For successful financing in 2007, look at location, renegotiation, valuation and exit strategy



As published in Scotsman Guide's Commercial Edition, December 2006.

The common adage of "location, location, location" has been a theme in real estate for generations. Given current market conditions, however, this axiom may be changing. For 2007 and beyond, in the residential-land market, the axiom may become "location, renegotiation, valuation and exit strategy."

Indeed, despite the residential slowdown, there still are opportunities for prudent lending and investing in residential-land projects. These four items will likely come to define success in such projects.

1. Location

Project location remains as important as ever to determine a development's potential for success. Because of overbuilding in many previously hot markets such as Phoenix, Las Vegas and South Florida, research and selection of location has become paramount. Markets that are ideally suited for land development are those that experienced only moderate growth in the past few years. These markets are more likely to experience little to no decline and quicker recovery times.

As the residential market has slowed, homebuilders have become more selective when considering locations to purchase land. In some cases, they are no longer purchasing land at all.

When homebuilders do seek to buy land, they will focus their efforts on fully entitled tracts and finished lots, rather than on the preliminarily approved tracts and parcels they were purchasing as recently as a year ago.

In the end, builders must consider their own inventory, market-absorption levels and the project's market conditions.

2. Renegotiation

As the prices of all the components of development projects are being driven down, we're experiencing a period of renegotiation. Homebuilders are renegotiating their land-purchase contracts and buying finished lots rather than parcels. Land-developers are renegotiating with their contractors to lower lot-finishing costs. Land-buyers are renegotiating their purchase contracts. Developers are renegotiating for cheaper financing.

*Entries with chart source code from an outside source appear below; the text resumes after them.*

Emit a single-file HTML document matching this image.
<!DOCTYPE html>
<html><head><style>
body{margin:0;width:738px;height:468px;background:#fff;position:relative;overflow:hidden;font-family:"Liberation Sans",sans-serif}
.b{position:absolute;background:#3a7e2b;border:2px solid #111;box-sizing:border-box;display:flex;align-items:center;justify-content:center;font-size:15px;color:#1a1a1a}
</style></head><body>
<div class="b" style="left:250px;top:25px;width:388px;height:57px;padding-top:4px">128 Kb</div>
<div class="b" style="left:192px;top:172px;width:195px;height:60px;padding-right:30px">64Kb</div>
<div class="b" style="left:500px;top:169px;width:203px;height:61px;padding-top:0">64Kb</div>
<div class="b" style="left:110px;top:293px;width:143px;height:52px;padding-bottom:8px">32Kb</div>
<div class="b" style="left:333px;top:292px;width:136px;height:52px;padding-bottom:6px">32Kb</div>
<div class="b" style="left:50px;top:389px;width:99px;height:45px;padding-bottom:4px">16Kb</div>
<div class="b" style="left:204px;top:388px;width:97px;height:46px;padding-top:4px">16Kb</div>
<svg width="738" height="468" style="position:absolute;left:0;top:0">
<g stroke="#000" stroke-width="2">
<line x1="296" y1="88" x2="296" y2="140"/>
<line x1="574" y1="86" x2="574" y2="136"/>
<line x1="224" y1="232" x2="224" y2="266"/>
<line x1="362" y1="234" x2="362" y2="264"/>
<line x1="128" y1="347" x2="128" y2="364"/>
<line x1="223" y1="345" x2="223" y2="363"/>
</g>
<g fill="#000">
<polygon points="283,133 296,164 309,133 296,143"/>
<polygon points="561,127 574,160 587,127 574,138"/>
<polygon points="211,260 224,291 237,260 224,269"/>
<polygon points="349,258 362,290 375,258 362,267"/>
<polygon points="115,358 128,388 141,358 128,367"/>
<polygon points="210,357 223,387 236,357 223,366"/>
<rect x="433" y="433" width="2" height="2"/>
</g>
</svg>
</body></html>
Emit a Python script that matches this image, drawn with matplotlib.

The result of this activity is an attempt, it seems, to lower the overall selling prices of homes, increase absorption and eliminate inventory.

Lenders are evaluating negotiations with all parties. They must be confident that the project's finances will allow the homebuilder to provide an end product that can be sold at market-appropriate prices.

3. Valuation

The importance of thorough land valuation cannot be underestimated. A lender will raise two primary questions in the valuation of a residential-land project:

  • What can a builder pay for a finished lot to sell the homes at an appropriate price for the market?
  • What will it cost the land-developer to finish the lots?

The land-developer profits also must be factored into the valuation. Once these costs are determined, a lender can then derive a basic residual land value for the proposed project and can fully understand its feasibility.

Current market and submarket conditions also will factor into a project's valuation. If the project is in an area that is experiencing stagnant growth or overbuilding, allowances must be made for the development to retain its value.